| AIM |
Write out every line of the material as it stands, apart from the pictures.
-- BEGIN --
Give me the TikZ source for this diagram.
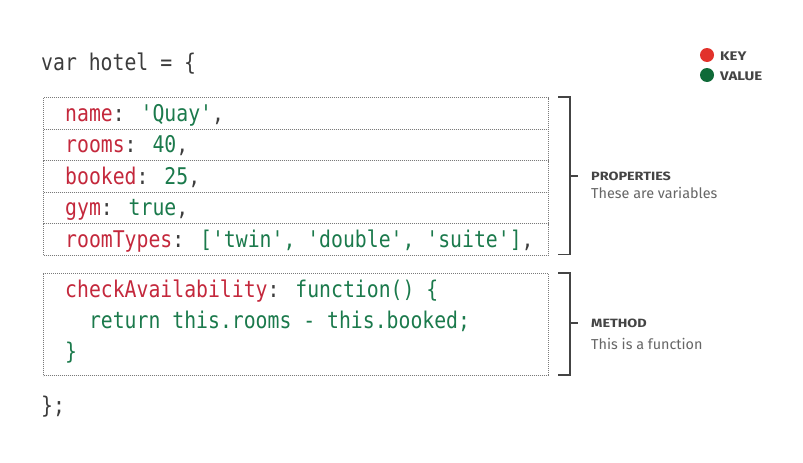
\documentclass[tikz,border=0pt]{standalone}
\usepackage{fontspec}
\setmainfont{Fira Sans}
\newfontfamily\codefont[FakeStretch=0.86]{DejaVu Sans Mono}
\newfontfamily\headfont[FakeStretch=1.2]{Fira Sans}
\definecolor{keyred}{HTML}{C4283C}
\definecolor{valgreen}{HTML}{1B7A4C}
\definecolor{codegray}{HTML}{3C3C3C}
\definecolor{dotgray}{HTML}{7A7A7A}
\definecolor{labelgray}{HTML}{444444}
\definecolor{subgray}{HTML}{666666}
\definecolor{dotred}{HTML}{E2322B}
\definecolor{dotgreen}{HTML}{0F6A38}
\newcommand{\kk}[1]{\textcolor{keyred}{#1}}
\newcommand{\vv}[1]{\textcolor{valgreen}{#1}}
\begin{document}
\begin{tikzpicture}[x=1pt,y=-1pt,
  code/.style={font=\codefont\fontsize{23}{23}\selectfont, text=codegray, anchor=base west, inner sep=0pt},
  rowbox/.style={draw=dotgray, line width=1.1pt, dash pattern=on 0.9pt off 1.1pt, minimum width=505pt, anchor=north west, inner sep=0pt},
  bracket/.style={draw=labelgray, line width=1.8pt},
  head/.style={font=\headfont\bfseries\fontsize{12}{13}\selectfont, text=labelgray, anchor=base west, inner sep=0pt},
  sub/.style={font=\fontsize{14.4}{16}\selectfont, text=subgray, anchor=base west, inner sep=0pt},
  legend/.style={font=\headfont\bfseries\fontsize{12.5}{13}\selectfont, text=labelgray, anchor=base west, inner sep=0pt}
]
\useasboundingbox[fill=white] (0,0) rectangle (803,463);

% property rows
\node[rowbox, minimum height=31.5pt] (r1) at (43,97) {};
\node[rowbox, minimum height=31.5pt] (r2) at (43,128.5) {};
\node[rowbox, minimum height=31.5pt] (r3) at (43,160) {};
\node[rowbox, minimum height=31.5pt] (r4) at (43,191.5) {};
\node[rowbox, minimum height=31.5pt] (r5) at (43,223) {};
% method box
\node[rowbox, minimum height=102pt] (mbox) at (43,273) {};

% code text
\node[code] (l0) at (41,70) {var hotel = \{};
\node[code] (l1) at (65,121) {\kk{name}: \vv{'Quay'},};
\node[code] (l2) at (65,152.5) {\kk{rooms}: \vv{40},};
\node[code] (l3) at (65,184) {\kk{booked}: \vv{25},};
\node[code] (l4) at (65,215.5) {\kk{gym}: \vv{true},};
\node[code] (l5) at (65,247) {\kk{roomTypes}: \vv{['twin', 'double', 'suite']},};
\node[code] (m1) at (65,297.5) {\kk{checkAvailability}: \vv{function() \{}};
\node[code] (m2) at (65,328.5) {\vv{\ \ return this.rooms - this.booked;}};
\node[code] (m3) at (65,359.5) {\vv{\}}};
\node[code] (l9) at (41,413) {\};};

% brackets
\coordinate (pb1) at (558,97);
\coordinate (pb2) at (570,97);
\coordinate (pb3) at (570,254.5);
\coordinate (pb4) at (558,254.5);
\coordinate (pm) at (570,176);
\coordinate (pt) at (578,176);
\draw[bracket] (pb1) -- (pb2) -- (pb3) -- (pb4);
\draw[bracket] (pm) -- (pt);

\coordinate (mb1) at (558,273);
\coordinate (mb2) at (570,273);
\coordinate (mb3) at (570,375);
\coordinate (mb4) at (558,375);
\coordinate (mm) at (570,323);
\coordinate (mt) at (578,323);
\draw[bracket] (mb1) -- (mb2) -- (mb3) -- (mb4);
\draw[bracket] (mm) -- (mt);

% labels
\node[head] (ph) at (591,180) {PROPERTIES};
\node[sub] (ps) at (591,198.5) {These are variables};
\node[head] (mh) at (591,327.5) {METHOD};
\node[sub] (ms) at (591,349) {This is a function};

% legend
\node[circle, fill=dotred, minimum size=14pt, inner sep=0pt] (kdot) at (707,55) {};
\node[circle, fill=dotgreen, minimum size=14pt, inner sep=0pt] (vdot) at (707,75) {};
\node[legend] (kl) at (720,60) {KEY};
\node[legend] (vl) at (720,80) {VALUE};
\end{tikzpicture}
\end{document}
-- END --
| SOLUTION BELOW |
Give me the TikZ source for this diagram.
\documentclass[tikz,border=0pt]{standalone}
\usepackage{fontspec}
\setmainfont{Fira Sans}
\newfontfamily\codefont[FakeStretch=0.86]{DejaVu Sans Mono}
\newfontfamily\headfont[FakeStretch=1.2]{Fira Sans}
\definecolor{keyred}{HTML}{C4283C}
\definecolor{valgreen}{HTML}{1B7A4C}
\definecolor{codegray}{HTML}{3C3C3C}
\definecolor{dotgray}{HTML}{7A7A7A}
\definecolor{labelgray}{HTML}{444444}
\definecolor{subgray}{HTML}{666666}
\definecolor{dotred}{HTML}{E2322B}
\definecolor{dotgreen}{HTML}{0F6A38}
\newcommand{\kk}[1]{\textcolor{keyred}{#1}}
\newcommand{\vv}[1]{\textcolor{valgreen}{#1}}
\begin{document}
\begin{tikzpicture}[x=1pt,y=-1pt,
  code/.style={font=\codefont\fontsize{23}{23}\selectfont, text=codegray, anchor=base west, inner sep=0pt},
  rowbox/.style={draw=dotgray, line width=1.1pt, dash pattern=on 0.9pt off 1.1pt, minimum width=505pt, anchor=north west, inner sep=0pt},
  bracket/.style={draw=labelgray, line width=1.8pt},
  head/.style={font=\headfont\bfseries\fontsize{12}{13}\selectfont, text=labelgray, anchor=base west, inner sep=0pt},
  sub/.style={font=\fontsize{14.4}{16}\selectfont, text=subgray, anchor=base west, inner sep=0pt},
  legend/.style={font=\headfont\bfseries\fontsize{12.5}{13}\selectfont, text=labelgray, anchor=base west, inner sep=0pt}
]
\useasboundingbox[fill=white] (0,0) rectangle (803,463);

% property rows
\node[rowbox, minimum height=31.5pt] (r1) at (43,97) {};
\node[rowbox, minimum height=31.5pt] (r2) at (43,128.5) {};
\node[rowbox, minimum height=31.5pt] (r3) at (43,160) {};
\node[rowbox, minimum height=31.5pt] (r4) at (43,191.5) {};
\node[rowbox, minimum height=31.5pt] (r5) at (43,223) {};
% method box
\node[rowbox, minimum height=102pt] (mbox) at (43,273) {};

% code text
\node[code] (l0) at (41,70) {var hotel = \{};
\node[code] (l1) at (65,121) {\kk{name}: \vv{'Quay'},};
\node[code] (l2) at (65,152.5) {\kk{rooms}: \vv{40},};
\node[code] (l3) at (65,184) {\kk{booked}: \vv{25},};
\node[code] (l4) at (65,215.5) {\kk{gym}: \vv{true},};
\node[code] (l5) at (65,247) {\kk{roomTypes}: \vv{['twin', 'double', 'suite']},};
\node[code] (m1) at (65,297.5) {\kk{checkAvailability}: \vv{function() \{}};
\node[code] (m2) at (65,328.5) {\vv{\ \ return this.rooms - this.booked;}};
\node[code] (m3) at (65,359.5) {\vv{\}}};
\node[code] (l9) at (41,413) {\};};

% brackets
\coordinate (pb1) at (558,97);
\coordinate (pb2) at (570,97);
\coordinate (pb3) at (570,254.5);
\coordinate (pb4) at (558,254.5);
\coordinate (pm) at (570,176);
\coordinate (pt) at (578,176);
\draw[bracket] (pb1) -- (pb2) -- (pb3) -- (pb4);
\draw[bracket] (pm) -- (pt);

\coordinate (mb1) at (558,273);
\coordinate (mb2) at (570,273);
\coordinate (mb3) at (570,375);
\coordinate (mb4) at (558,375);
\coordinate (mm) at (570,323);
\coordinate (mt) at (578,323);
\draw[bracket] (mb1) -- (mb2) -- (mb3) -- (mb4);
\draw[bracket] (mm) -- (mt);

% labels
\node[head] (ph) at (591,180) {PROPERTIES};
\node[sub] (ps) at (591,198.5) {These are variables};
\node[head] (mh) at (591,327.5) {METHOD};
\node[sub] (ms) at (591,349) {This is a function};

% legend
\node[circle, fill=dotred, minimum size=14pt, inner sep=0pt] (kdot) at (707,55) {};
\node[circle, fill=dotgreen, minimum size=14pt, inner sep=0pt] (vdot) at (707,75) {};
\node[legend] (kl) at (720,60) {KEY};
\node[legend] (vl) at (720,80) {VALUE};
\end{tikzpicture}
\end{document}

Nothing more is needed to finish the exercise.